American Apparel has made a name for itself over the years through controversy: It is famous for catching attention with raunchy ad campaigns featuring young-looking models that have fallen foul of the public and advertising regulators on taste and offence grounds. Its former CEO Dov Charney was fired last year after allegations of misconduct.
When new CEO Paula Schneider came on board in December she vowed, in a statement announcing her appointment, to “make American Apparel a better company.”
It appears she still has some work left to do.
The UK advertising regulator has banned a product listing on American Apparel’s UK website, featuring a female model wearing a spandex thong bodysuit (the full NSFW ad is below.) One of the images was taken from behind the model, with her buttocks visible. In the UK, the Advertising Standards Authority (ASA) upholds the advertising code on marketing material on brand websites as well as paid-for digital advertising.

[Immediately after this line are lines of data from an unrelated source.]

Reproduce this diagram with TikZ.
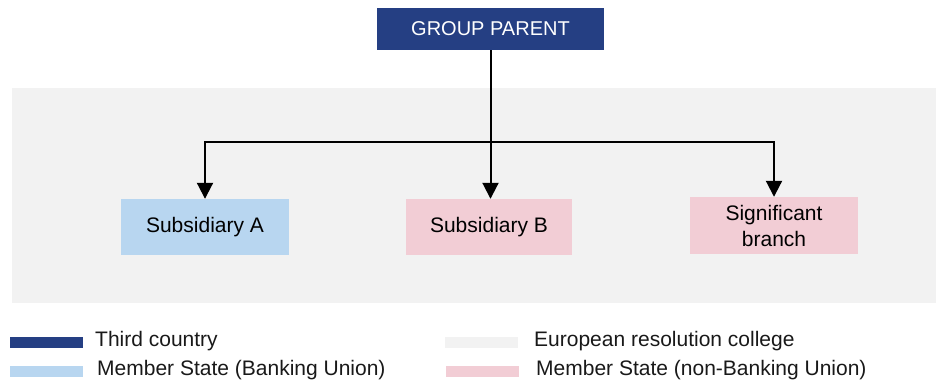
\documentclass[tikz,border=0pt]{standalone}
\usepackage{fontspec}
\setmainfont{Liberation Sans}
\usetikzlibrary{arrows.meta}
\definecolor{navy}{HTML}{253F83}
\definecolor{bublue}{HTML}{B8D6F0}
\definecolor{nonbupink}{HTML}{F2CDD5}
\definecolor{collegegray}{HTML}{F2F2F2}
\begin{document}
\begin{tikzpicture}[x=1pt,y=-1pt,
  every node/.style={font=\fontsize{21}{25}\selectfont, inner sep=0pt},
  entity/.style={minimum width=168pt, minimum height=56pt, align=center},
  swatch/.style={minimum width=73pt, minimum height=11pt},
  legendtext/.style={anchor=west, text=black!90},
  link/.style={line width=2pt, -{Triangle[length=16pt,width=16pt]}}]
  \useasboundingbox (0,0) rectangle (936,385);
  % resolution college background
  \fill[collegegray] (12,88) rectangle (936,303);
  % entities
  \node[fill=navy, text=white, minimum width=227pt, minimum height=42pt, font=\fontsize{20}{24}\selectfont] (parent) at (490.5,29) {GROUP PARENT};
  \node[entity, fill=bublue] (subA) at (205,227) {Subsidiary A};
  \node[entity, fill=nonbupink, minimum width=166pt] (subB) at (489,227) {Subsidiary B};
  \node[entity, fill=nonbupink, minimum height=57pt] (branch) at (774,225.5) {Significant\\[1pt]branch};
  % connectors
  \coordinate (split) at (parent.south |- 0,142);
  \draw[link] (parent.south) -- (parent.south |- subB.north);
  \draw[link] (split) -| (subA.north);
  \draw[link] (split) -| (branch.north);
  % legend
  \node[swatch, fill=navy] (k1) at (46.5,342.5) {};
  \node[legendtext] (t1) at (95,341) {Third country};
  \node[swatch, fill=bublue] (k2) at (46.5,371.5) {};
  \node[legendtext] (t2) at (97,370) {Member State (Banking Union)};
  \node[swatch, fill=collegegray] (k3) at (481,342.5) {};
  \node[legendtext] (t3) at (534,341) {European resolution college};
  \node[swatch, fill=nonbupink] (k4) at (482.5,371.5) {};
  \node[legendtext] (t4) at (536,370) {Member State (non-Banking Union)};
\end{tikzpicture}
\end{document}
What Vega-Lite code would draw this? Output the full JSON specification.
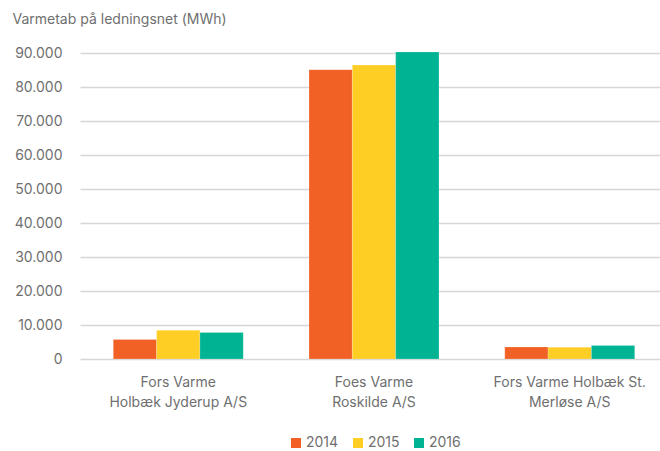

The product image sparked a complaint challenging that the image was “irresponsible and offensive” because it portrayed an image of a model who looked under 16-years-old.
The ASA upheld the complaint on the grounds that the model had a “youthful appearance” and that her expression and pose were likely to be interpreted as sexual in nature and could appear to sexualize a child. It concluded the ad was irresponsible and likely to cause serious offence.
The regulator told American Apparel to ensure future ads do not include images that inappropriately sexualize young women, or images that were likely to cause serious offence.
In its defence, American Apparel said the model shown was 20-years-old. The retailer added that the ad simply depicted the advertised product from various angles, one of which included an image of the thong component of the bodysuit, which was therefore consistent with the standards held by similar ads on its site.
This is not the first time American Apparel has been rapped by the ASA for ads that appear to sexualize younger looking models.
Last September, the ASA banned two American Apparel website ads, which featured a model wearing a pleated school-style skirt and bending over to reveal her underwear. The watchdog said the ads were “gratuitous and objectified women, and were therefore likely to cause serious and widespread offence.”
In 2013 the ASA banned two separate ads, one of which showed a female model’s bare bottom, and another which closed on various parts of a female model’s groin, buttocks, and breasts.
And the clothing brand has also come under fire twice in 2012 and once in 2009 for ads which the ASA deemed sexualized models who looked younger than 16-years-old.
More cynical readers might assume American Apparel keeps producing risque creative deliberately so its advertising gets banned, for the extra free publicity ASA adjudications bring with them.